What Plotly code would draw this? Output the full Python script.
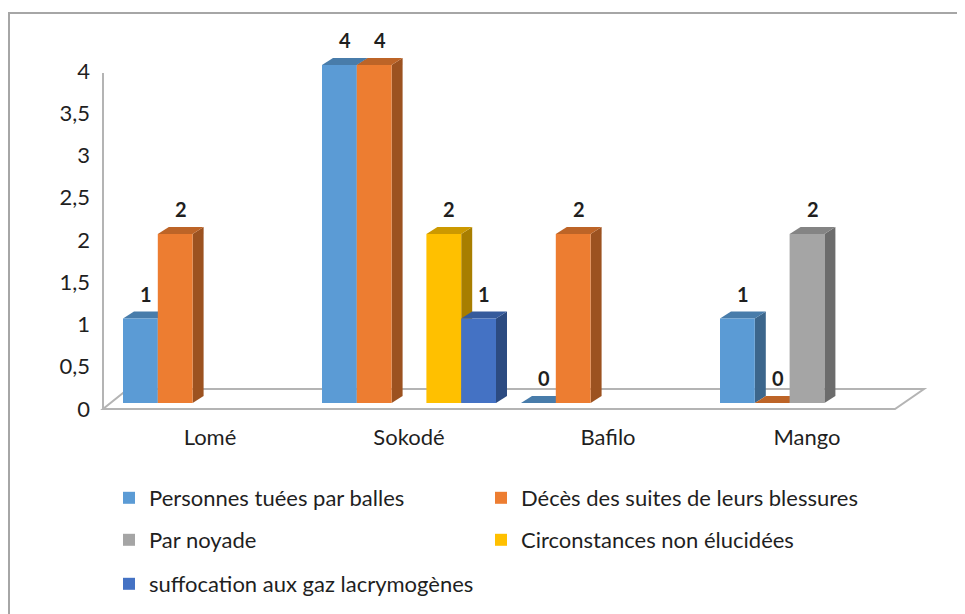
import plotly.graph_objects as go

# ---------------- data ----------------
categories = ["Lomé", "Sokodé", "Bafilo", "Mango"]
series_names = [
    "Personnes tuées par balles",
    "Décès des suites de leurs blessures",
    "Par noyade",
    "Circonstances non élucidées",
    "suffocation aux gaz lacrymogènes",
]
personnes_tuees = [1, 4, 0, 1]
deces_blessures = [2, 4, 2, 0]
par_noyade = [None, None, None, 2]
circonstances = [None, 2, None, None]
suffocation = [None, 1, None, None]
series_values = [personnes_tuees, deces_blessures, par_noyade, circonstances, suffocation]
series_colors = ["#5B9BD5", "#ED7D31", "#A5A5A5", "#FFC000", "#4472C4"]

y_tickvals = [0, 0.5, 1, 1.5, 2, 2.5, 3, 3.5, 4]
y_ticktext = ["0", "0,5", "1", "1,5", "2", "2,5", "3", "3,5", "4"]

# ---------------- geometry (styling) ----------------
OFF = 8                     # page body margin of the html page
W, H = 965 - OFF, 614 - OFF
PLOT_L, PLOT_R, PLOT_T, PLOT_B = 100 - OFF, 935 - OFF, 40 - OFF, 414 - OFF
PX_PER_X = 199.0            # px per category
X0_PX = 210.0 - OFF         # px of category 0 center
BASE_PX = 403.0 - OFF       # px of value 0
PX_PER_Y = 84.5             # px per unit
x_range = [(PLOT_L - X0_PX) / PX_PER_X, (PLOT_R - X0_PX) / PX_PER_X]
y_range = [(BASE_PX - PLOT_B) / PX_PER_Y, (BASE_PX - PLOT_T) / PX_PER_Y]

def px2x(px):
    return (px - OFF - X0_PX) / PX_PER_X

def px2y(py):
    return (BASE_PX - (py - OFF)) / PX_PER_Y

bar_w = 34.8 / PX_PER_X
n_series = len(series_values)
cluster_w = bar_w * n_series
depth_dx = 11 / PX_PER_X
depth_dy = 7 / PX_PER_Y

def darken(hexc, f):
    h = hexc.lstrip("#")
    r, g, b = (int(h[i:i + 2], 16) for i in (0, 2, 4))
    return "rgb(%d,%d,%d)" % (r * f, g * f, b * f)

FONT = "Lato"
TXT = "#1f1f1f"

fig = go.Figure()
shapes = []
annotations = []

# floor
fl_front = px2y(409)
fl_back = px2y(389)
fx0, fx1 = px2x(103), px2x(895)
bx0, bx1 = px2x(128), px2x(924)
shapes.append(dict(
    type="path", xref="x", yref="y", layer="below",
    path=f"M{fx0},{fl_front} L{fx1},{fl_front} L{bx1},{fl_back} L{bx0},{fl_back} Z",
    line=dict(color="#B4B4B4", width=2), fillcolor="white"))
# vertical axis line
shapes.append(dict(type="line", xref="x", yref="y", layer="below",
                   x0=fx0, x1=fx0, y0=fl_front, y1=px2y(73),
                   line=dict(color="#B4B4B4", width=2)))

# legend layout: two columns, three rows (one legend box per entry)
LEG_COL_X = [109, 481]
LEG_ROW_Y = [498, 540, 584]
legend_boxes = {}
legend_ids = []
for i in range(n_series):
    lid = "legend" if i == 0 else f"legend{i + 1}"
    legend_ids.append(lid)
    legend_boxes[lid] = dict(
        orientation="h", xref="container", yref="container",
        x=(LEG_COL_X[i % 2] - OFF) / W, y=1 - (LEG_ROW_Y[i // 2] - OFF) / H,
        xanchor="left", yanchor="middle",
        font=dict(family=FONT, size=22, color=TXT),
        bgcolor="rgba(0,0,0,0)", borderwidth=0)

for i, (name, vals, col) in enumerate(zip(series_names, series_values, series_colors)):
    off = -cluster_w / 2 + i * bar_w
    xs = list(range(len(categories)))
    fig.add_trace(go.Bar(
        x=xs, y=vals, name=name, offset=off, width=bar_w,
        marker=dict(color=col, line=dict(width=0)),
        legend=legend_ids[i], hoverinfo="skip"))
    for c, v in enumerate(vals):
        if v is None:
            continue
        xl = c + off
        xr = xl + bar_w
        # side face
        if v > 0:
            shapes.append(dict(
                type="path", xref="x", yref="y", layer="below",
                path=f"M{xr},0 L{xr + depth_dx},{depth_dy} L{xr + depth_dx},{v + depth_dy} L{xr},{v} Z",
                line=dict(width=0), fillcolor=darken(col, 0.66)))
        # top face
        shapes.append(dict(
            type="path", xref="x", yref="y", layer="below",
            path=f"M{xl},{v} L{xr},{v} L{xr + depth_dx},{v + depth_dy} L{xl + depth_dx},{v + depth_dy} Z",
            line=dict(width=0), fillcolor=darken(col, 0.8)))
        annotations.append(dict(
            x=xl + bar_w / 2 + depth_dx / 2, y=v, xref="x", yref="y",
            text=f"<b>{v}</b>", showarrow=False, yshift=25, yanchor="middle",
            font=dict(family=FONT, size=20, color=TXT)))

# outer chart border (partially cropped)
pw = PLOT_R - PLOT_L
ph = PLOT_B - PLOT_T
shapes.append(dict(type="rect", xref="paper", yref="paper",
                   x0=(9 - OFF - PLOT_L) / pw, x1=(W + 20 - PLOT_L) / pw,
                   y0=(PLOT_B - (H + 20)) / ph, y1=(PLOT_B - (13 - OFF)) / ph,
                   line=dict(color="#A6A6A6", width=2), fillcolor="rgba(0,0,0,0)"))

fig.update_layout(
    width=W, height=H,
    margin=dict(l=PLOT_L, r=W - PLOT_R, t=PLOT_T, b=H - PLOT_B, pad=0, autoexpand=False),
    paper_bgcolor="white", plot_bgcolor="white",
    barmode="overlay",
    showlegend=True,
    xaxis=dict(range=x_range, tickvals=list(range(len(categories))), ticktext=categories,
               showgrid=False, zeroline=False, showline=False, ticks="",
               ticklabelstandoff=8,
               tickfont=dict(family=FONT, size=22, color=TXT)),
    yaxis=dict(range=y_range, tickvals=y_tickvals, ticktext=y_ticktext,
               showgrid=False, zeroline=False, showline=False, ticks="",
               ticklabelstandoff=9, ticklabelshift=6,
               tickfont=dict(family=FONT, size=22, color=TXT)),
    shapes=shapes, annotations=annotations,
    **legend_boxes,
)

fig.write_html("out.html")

⁂

Job: Starting at the top of the listing above, reproduce each line up to and including the one with "annotations = []"; omit the pictures.

Finished answer:
What Plotly code would draw this? Output the full Python script.
import plotly.graph_objects as go

# ---------------- data ----------------
categories = ["Lomé", "Sokodé", "Bafilo", "Mango"]
series_names = [
    "Personnes tuées par balles",
    "Décès des suites de leurs blessures",
    "Par noyade",
    "Circonstances non élucidées",
    "suffocation aux gaz lacrymogènes",
]
personnes_tuees = [1, 4, 0, 1]
deces_blessures = [2, 4, 2, 0]
par_noyade = [None, None, None, 2]
circonstances = [None, 2, None, None]
suffocation = [None, 1, None, None]
series_values = [personnes_tuees, deces_blessures, par_noyade, circonstances, suffocation]
series_colors = ["#5B9BD5", "#ED7D31", "#A5A5A5", "#FFC000", "#4472C4"]

y_tickvals = [0, 0.5, 1, 1.5, 2, 2.5, 3, 3.5, 4]
y_ticktext = ["0", "0,5", "1", "1,5", "2", "2,5", "3", "3,5", "4"]

# ---------------- geometry (styling) ----------------
OFF = 8                     # page body margin of the html page
W, H = 965 - OFF, 614 - OFF
PLOT_L, PLOT_R, PLOT_T, PLOT_B = 100 - OFF, 935 - OFF, 40 - OFF, 414 - OFF
PX_PER_X = 199.0            # px per category
X0_PX = 210.0 - OFF         # px of category 0 center
BASE_PX = 403.0 - OFF       # px of value 0
PX_PER_Y = 84.5             # px per unit
x_range = [(PLOT_L - X0_PX) / PX_PER_X, (PLOT_R - X0_PX) / PX_PER_X]
y_range = [(BASE_PX - PLOT_B) / PX_PER_Y, (BASE_PX - PLOT_T) / PX_PER_Y]

def px2x(px):
    return (px - OFF - X0_PX) / PX_PER_X

def px2y(py):
    return (BASE_PX - (py - OFF)) / PX_PER_Y

bar_w = 34.8 / PX_PER_X
n_series = len(series_values)
cluster_w = bar_w * n_series
depth_dx = 11 / PX_PER_X
depth_dy = 7 / PX_PER_Y

def darken(hexc, f):
    h = hexc.lstrip("#")
    r, g, b = (int(h[i:i + 2], 16) for i in (0, 2, 4))
    return "rgb(%d,%d,%d)" % (r * f, g * f, b * f)

FONT = "Lato"
TXT = "#1f1f1f"

fig = go.Figure()
shapes = []
annotations = []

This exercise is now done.